The example below is distilled from a larger program, but the upshot is:
1 it makes sense to ask an NPC about a key, because they are locked in a prison. The prison doesn’t require an actual key, but asking about a key gives the player a hint.
2 I could say “[any still-available thing]” to lessen the possibility the key/keycar are confused, or I could just remove the understand “key car” as keycar text, but I want to give the reader shortcuts, and I imagine this case will come up elsewhere.
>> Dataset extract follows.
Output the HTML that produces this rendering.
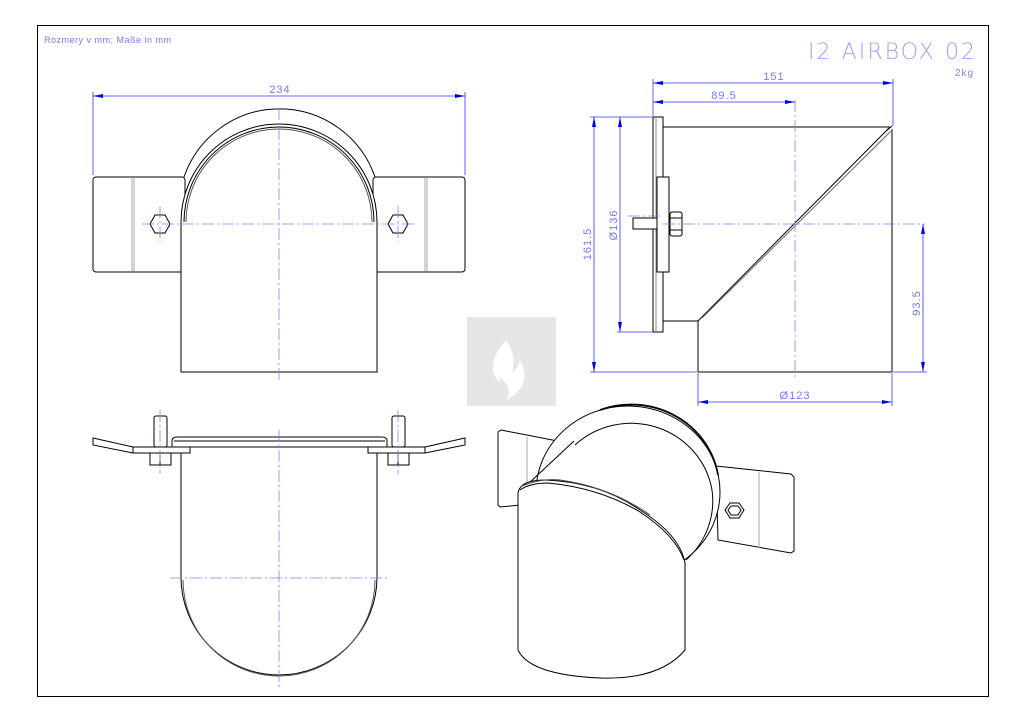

(Note I’ve cut out some programming details here. I do check for people in the room, but I want to focus on the topics vs. things collision. And how things override topics, because I assume [any thing] is more specific than [text]. And something like “does the player mean objasking about keycar” only favors objasking subjects, not objasking over asking.)
"sandbox" by andrew schultz asking generically is an action applying to one topic. Understand "ask about [text]" or "talk about [text]" or "a [text]" as asking generically. objasking generically is an action applying to one visible thing. Understand "ask about [any thing]" or "talk about [any thing]" or "a [any thing]" as objasking generically. understand "key/car" and "key car" as keycar. r1 is a room. the keycar is a thing in r1. carry out asking generically: repeat through table of talk topics: if topic understood is topic-match entry, say "[text entry]" instead; say "No matches for topics."; carry out objasking generically: repeat through table of talk things: if noun is noun-match entry, say "[text entry]" instead; say "No matches for things."; table of talk topics topic-match (topic) text "key" "Key, the topic." table of talk things noun-match text keycar "Keycar, the item."
My tentative solution was to put in a 3rd row saying “pass-rule” in the table of talk things where objasking generically abides by the pass-rule, if it exists. Then we might have:
carry out objasking generically: repeat through table of talk things: if there is a talk-check rule: abide by the talk-check rule; if noun is noun-match entry, say "[text entry]" instead; say "No matches for things."; table of talk things noun-match text talk-check keycar "Keycar, the item." keycar-pass rule this is the keycar-pass rule: if (npc in the location needs the key), try asking generically "key" instead; if (keycar's existence is not known), try asking generically "key" instead; [any other rules are added here]
This feels like a potential solution but not the best one.
Some other solutions may be to hint “hey! You might’ve meant to ask about a general subject and not an item!” and have a verb like “as [text]” which only looks for topics and not things, that is a potential spoiler if someone doesn’t know about the keycar.
In the game I have the NPC, who is absent-minded, say “Keycar? No, just a key. Nope, no key…”
So does anyone have any suggestions? Or is this having a check-rule in the dialogue table the best I can do?